В конце июля его неожиданно свалила малярия. Жена так и не приезжала, поэтому со всеми делами приходилось управляться самому. А сил не было. Иногда практикантки поднимались по скрипучей лесенке, приносили ему дневники, тетради наблюдений, выслушивали советы. В перерывах между приступами садился за рукопись своей книги. Лена Барулина приходила всех чаще: готовила еду, заваривала чай, мыла посуду, мела пол. А он, конфузясь, разрешал ей все это делать, лишь бы дольше задержалась, поговорила с ним. Чувство любви все глубже проникало в сердце…
4 июня 1920 года в большой аудитории Саратовского университета наконец открылся III Всероссийский съезд селекционеров и семеноводов. Николай Иванович Вавилов выступал на нем одним из первых: он рассказал собравшимся о своем открытии. Доклад назывался: «Закон гомологических рядов в наследственной изменчивости». В доказательство ученый привел результаты многочисленных наблюдений, опытов, анализов, сравнений, сделанных им при изучении материалов из коллекций разных культур и выращиваемых в питомниках под Саратовом.

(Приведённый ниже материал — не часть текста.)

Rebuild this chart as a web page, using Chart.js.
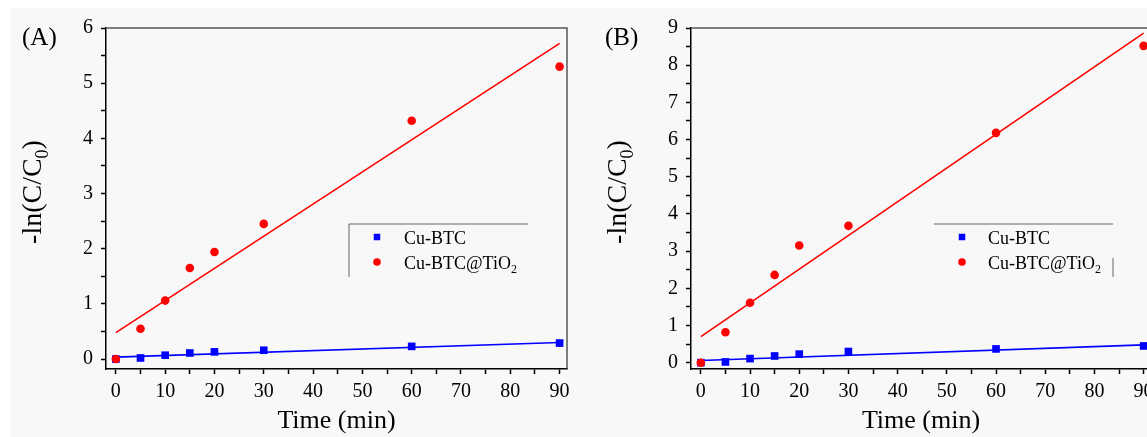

Ученого слушали, не прерывая, в зале стояла тишина, хотя его до отказа заполнили не только биологи, агрономы и селекционеры, но и физики, и математики, и химики, и врачи, и даже филологи. А сколько было студентов!
— Характерной чертой, проходящей через всю историю изучения растительного мира от Турнефора до наших дней, — говорил Вавилов, — является дифференциация представлений об основных систематических единицах. Углубление исследований привело к «распылению» понятия вида, введенного Линнеем. История систематики растений, в особенности возделываемых, представляет любопытную картину стремлений уложить в удобную, стройную систему все открывающиеся новые и новые наследственные морфологические и физиологические индивидуальности в пределах линнеевских видов, число которых быстро растет по мере углубления методов распознавания наследственных форм и изучения новых образцов растений, собранных в различных районах. Линнеевские виды приходится разбивать на подвиды и разновидности, а разновидности — на расы. Генетические исследования последних лет посягнули даже на неделимость рас, то есть мельчайших морфологических и физиологических единиц систематики и выяснили, что за внешней однородностью могут скрываться разнородные генотипы…
Вавилов не скупился на примеры: так, сноп пшеницы, собранной в горных районах Юго-Западной Азии, говорил он, содержит десяток, а то и больше разных по внешним признакам ботанических форм. Тысячи разновидностей по размеру листьев, окраске соцветий, строению колосьев установлены для азиатских и африканских ячменей и овса. Даже у ржи, которая в отличие от пшеницы совсем недавно считалась поразительно однородной, найдены сотни форм. В сущности каждое растение — безразлично, к какому семейству оно принадлежит, — при широком географическом изучении дробится на множество наследственных форм, кажущихся случайными. Однако природа щедрой оказалась не только на формы растений — она расположила их в строго определенном порядке. Что же это за порядок? Установить его помогут новые закономерные ряды параллельной изменчивости. При этом ряд изменчивости форм одного вида почти полностью повторяется в пределах других видов того же рода, а более отдаленные имеют, как правило, различающиеся ряды. Для большей убедительности докладчик продемонстрировал разновидности двух близких видов ячменя — они были почти одинаковы.